__What is being asked__:
Write out the listing, please, but only from its first line through the line containing "W, H = 1056, 816", exactly as given and without pictures.

__Provided material__:
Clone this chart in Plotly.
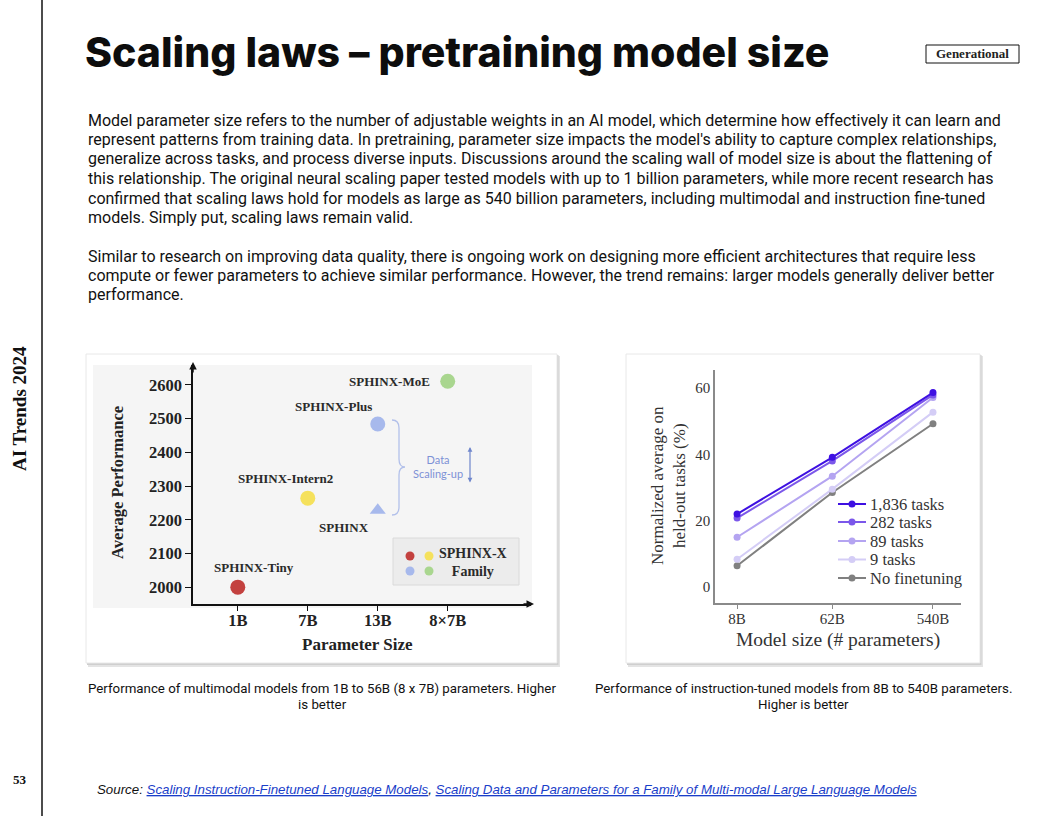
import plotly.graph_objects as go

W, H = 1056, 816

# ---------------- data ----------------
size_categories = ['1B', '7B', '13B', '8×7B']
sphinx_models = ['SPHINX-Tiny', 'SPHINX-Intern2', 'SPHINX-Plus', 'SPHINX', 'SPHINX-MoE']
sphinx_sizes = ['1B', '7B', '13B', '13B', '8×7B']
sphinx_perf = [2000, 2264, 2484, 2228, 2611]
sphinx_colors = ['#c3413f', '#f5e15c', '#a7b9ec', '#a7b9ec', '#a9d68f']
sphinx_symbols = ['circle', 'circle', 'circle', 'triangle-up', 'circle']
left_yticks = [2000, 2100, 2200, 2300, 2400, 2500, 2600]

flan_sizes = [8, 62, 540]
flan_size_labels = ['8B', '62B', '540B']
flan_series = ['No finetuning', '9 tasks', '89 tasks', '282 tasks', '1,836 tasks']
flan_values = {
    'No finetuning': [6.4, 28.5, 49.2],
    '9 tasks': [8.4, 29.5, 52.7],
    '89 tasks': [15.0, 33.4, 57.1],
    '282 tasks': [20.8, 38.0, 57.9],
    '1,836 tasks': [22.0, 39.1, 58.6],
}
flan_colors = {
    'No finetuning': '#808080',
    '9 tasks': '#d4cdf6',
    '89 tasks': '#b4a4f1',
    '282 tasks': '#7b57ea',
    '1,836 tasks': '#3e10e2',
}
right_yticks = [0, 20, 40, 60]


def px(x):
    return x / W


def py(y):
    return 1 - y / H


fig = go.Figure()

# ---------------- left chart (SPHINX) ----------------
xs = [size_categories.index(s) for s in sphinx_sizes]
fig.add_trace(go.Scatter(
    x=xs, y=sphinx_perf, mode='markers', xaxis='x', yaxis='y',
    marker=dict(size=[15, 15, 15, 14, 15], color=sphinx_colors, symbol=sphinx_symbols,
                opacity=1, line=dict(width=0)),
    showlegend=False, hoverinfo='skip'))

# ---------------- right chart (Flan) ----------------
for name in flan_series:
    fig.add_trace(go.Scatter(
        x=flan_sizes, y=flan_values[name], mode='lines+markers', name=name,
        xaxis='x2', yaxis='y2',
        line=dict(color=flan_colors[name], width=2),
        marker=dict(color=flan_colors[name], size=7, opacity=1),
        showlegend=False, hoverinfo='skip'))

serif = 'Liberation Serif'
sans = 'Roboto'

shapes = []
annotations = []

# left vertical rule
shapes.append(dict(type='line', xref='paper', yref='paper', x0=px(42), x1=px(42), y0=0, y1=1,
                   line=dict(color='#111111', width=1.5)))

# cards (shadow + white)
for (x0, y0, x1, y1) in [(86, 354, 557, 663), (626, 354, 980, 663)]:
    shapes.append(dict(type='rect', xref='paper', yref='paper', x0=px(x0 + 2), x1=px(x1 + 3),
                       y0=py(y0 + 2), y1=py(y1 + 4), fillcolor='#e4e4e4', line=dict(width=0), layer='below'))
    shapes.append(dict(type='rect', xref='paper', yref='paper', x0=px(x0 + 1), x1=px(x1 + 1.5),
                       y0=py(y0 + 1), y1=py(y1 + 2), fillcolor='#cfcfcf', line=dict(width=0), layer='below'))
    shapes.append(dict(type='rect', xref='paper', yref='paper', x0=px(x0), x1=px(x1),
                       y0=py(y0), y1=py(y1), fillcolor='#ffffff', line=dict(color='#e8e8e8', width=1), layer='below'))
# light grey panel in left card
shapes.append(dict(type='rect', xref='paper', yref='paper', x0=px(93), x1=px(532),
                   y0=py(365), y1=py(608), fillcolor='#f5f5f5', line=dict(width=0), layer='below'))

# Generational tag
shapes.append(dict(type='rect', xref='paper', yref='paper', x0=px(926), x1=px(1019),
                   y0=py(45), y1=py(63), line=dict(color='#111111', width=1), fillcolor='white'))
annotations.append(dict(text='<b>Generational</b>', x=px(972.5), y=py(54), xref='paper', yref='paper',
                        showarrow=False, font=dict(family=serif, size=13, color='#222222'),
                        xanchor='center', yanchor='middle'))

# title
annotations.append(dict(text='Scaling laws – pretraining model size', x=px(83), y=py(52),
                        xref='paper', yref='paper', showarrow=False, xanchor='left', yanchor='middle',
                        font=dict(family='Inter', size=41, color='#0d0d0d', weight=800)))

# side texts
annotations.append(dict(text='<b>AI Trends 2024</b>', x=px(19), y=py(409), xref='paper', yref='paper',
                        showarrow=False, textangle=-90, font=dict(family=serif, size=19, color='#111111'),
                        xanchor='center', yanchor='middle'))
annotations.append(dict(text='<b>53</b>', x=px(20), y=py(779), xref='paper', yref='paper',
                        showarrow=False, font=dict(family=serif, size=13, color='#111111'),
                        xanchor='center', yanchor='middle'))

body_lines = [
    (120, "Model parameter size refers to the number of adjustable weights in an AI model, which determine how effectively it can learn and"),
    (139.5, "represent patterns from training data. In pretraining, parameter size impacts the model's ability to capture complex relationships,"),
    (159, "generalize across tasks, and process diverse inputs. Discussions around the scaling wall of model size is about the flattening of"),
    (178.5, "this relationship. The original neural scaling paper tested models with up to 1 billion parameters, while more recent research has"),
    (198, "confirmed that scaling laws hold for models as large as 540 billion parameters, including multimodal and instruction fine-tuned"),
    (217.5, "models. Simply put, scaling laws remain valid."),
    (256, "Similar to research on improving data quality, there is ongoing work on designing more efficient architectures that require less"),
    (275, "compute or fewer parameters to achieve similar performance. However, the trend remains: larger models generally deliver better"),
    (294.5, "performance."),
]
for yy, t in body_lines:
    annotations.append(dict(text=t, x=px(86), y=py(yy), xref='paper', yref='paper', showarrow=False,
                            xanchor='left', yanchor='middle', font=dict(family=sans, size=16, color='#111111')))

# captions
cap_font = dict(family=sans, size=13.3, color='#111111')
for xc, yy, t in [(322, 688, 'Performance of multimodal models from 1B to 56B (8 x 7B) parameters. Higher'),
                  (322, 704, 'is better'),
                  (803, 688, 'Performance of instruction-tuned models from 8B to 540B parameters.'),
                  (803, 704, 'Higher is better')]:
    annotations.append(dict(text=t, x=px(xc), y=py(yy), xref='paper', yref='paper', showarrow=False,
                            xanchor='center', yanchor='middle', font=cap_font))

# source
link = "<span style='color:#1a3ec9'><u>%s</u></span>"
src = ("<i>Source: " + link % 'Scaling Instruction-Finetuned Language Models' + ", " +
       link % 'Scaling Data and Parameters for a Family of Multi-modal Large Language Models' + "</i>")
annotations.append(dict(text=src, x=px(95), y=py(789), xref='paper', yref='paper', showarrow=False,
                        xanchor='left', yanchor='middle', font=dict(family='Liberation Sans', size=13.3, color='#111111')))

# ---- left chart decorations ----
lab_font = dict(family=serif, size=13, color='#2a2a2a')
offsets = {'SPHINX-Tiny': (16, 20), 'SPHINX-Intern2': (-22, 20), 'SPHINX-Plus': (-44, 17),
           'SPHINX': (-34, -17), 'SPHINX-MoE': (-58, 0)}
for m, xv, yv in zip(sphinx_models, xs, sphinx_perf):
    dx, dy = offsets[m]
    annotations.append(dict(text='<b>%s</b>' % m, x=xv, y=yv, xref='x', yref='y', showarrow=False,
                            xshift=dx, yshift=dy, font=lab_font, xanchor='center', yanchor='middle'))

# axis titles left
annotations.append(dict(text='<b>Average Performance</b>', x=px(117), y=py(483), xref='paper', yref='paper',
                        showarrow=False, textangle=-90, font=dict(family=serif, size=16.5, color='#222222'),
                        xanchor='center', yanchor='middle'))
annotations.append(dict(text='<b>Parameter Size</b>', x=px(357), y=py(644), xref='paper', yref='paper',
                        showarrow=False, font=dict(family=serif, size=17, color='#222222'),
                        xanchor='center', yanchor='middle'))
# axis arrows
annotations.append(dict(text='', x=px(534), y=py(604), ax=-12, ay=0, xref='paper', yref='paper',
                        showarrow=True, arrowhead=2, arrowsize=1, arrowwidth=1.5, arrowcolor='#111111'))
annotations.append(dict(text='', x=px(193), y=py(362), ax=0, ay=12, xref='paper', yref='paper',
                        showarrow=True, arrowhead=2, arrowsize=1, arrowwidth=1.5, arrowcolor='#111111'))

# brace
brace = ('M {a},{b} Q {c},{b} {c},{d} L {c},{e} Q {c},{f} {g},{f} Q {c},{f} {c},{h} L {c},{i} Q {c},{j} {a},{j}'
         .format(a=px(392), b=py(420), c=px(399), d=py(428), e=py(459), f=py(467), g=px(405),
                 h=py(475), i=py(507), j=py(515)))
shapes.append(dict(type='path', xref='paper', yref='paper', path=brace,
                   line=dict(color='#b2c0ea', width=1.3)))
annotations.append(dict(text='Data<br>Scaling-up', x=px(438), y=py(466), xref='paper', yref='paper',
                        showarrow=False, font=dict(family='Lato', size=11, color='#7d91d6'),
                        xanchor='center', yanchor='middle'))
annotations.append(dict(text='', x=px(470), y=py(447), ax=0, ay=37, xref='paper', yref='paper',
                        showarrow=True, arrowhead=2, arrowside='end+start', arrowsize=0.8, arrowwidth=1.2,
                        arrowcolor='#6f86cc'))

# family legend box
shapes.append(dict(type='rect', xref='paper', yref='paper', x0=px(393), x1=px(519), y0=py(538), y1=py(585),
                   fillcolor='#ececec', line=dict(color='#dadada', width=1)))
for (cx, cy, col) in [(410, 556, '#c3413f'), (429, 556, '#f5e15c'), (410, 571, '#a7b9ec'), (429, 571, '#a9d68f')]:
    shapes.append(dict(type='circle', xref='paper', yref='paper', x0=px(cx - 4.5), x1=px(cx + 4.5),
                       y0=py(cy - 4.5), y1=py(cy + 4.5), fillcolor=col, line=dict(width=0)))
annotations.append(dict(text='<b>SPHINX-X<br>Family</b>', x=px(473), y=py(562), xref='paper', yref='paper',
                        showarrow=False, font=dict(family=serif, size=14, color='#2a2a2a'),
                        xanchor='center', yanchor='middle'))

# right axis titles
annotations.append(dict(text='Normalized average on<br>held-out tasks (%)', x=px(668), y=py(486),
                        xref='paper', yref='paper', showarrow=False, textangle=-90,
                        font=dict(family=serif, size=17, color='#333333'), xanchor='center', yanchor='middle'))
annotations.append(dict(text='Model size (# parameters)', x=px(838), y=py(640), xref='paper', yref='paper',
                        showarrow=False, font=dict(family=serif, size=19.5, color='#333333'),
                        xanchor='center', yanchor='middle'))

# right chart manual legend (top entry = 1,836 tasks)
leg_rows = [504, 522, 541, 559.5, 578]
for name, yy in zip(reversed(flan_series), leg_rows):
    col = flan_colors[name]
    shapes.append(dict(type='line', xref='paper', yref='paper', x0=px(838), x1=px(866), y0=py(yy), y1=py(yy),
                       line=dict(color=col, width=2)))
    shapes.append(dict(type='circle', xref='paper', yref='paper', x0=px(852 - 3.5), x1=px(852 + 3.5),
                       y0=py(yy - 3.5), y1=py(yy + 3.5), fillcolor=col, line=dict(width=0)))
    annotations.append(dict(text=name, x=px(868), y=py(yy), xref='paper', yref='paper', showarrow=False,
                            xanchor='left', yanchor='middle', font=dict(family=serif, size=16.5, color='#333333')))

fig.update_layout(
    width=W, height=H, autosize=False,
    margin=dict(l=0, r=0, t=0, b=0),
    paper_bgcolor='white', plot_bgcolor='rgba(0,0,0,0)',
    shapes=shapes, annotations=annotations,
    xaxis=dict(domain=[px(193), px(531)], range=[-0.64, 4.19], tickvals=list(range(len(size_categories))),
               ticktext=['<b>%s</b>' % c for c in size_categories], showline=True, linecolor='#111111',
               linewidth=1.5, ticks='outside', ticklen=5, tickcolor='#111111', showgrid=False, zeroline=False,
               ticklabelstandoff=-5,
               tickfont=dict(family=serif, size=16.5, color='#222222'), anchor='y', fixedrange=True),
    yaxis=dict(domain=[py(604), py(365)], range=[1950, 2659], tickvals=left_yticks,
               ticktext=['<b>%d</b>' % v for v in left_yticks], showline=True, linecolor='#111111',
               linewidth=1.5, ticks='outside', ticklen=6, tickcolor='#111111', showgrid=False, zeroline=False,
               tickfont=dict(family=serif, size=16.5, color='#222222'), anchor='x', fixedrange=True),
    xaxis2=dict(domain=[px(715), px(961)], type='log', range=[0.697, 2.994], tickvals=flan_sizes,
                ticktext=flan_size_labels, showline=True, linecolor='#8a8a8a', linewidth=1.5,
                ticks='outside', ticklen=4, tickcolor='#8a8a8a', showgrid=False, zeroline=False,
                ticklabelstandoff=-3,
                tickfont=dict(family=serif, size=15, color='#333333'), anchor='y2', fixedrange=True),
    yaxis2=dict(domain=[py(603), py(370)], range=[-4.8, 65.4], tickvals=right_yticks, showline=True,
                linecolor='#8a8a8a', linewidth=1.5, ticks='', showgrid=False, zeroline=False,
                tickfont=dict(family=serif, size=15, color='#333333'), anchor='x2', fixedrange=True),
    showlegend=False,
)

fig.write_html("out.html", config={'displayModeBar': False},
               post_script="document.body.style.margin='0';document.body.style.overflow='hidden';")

__Full answer__:
Clone this chart in Plotly.
import plotly.graph_objects as go

W, H = 1056, 816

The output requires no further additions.